Peels of the onion
The other day you came to me and asked for advice and it’s been five days since I rushed you out with a feeble excuse. I could see you were hurt. You trust me. You’re a 28 year old woman who is ready to be married. You’re from a traditional family in southeast Nigeria and your mother’s been applying pressure. I can see it in your gait. You are anxious, after all, it’s the right thing to do. I’m 41 and have been married for almost a decade. Not an eternity but I’ve got experience and you wish to learn from it. I saw the grimace when you did the math and figured out I was married at 32. Thirty is fast approaching and you don’t want to meet it single. I know the way our culture works. I know the way we value women — by their “MRS” degree and their efficiency at procreation.
This haunts you.
You see me in a lovely home with two beautiful sons, one daughter and a wonderful husband and you’d like to know my secret. How did I, a self-made professional woman, become what I am today? You said to me once that you want my success. You want me to instruct you in the ways of the wise woman. I’ve seen the way you look around my home. There is a certain degree of awe and wonderment in your eyes. My husband is also from the East and I know you are wondering how our union came about being that I am from the North. Northern women aren’t supposed to be like me. Worldly, uncovered heads, highly-educated, opinionated, feminist, and married to Igbo men. I see a wistfulness in you when you look at me. You’ve changed in the last few years. I’ve given you a number of my previously-worn yet loved clothes and you wear them so well. You’ve even developed an accent of sorts. An afro-lilt laced with an American twang. It’s almost as though you want to be me.

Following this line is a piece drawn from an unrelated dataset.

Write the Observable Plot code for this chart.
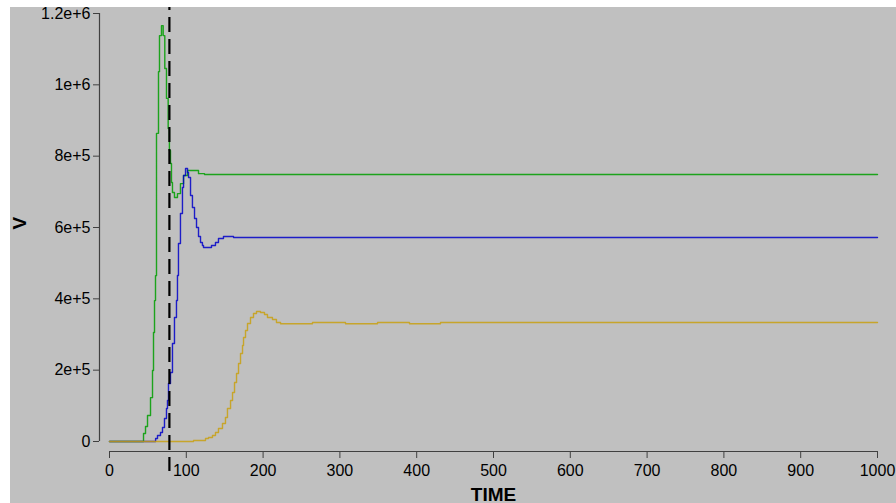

I’m sorry but I’m not actually. I didn’t mean to push you away. In seeking tutelage, you unearthed paralysis and dread. You desire someone to show you the ropes. Someone forthright who can unlock the treasure trove of secrets and let you in. But I found your inquisition naïve, flawed and reeking of laziness. You have no clue about the vagaries of life. For how many peels of the onion would we have to undertake before our eyes sting seeking reprieve? I didn’t have the energy to respond and this bereft feeling left me gasping for air. Your admiration and hope filled me with nostalgic melancholy. Then you shuffled backwards as I commanded you to. You couldn’t even fight the admonishment. After all this time that you’ve been monitoring me, copying me. You’re still so easily rattled.
You’re not ready for marriage in Nigeria.
Our African environment changes you. It’s insidious. Marriage is the amalgamation of clans at the expense of your unique identity. Society suppresses your sense of individuality in an almost violent way. You conform or suffer brutalization, public scorn, or possibly, abandonment. My journey into marriage was a sad one. I can offer you no positive lessons. I became engulfed in the vicious tide of our culture and nearly drowned at the pull of the undercurrent. I became sucked into events and beliefs which were anathemas to me. For me, it wasn’t like a Hollywood movie. Rather, I experienced a badly-written dramatic Nollywood one. It took me years to breath and become my true self again.
When you came to me seeking advice the mountain so conveniently tucked away into the recesses of my subconscious came crashing down like an avalanche. I wasn’t really admonishing you, I was simply self-flagellating. People tell me now that I am so “black” and “white” in the way that I deal with things and it’s exactly because I let the 5,000 shades of grey rule my days back then.
Because I wanted to marry him.
And to marry him, I became the type of woman that I despise — weak yet angry, eager to please yet confused, acquiescing, overly accommodating and generally unsure of myself. I became a shadow of the strong young woman I once was. The kind of woman that I am today. I went through the fire of life and emerged to what you see now. It took anguish, blood, sweat, and tears to metamorphose into this happy wife and mother that you see before you.
Quite simply, I don’t think you’re ready. Not because of your age but because I think you’d let the movement of the ocean pull you under until you took your very last breath underwater.
I’m sorry if my words sting but you will thank me some day.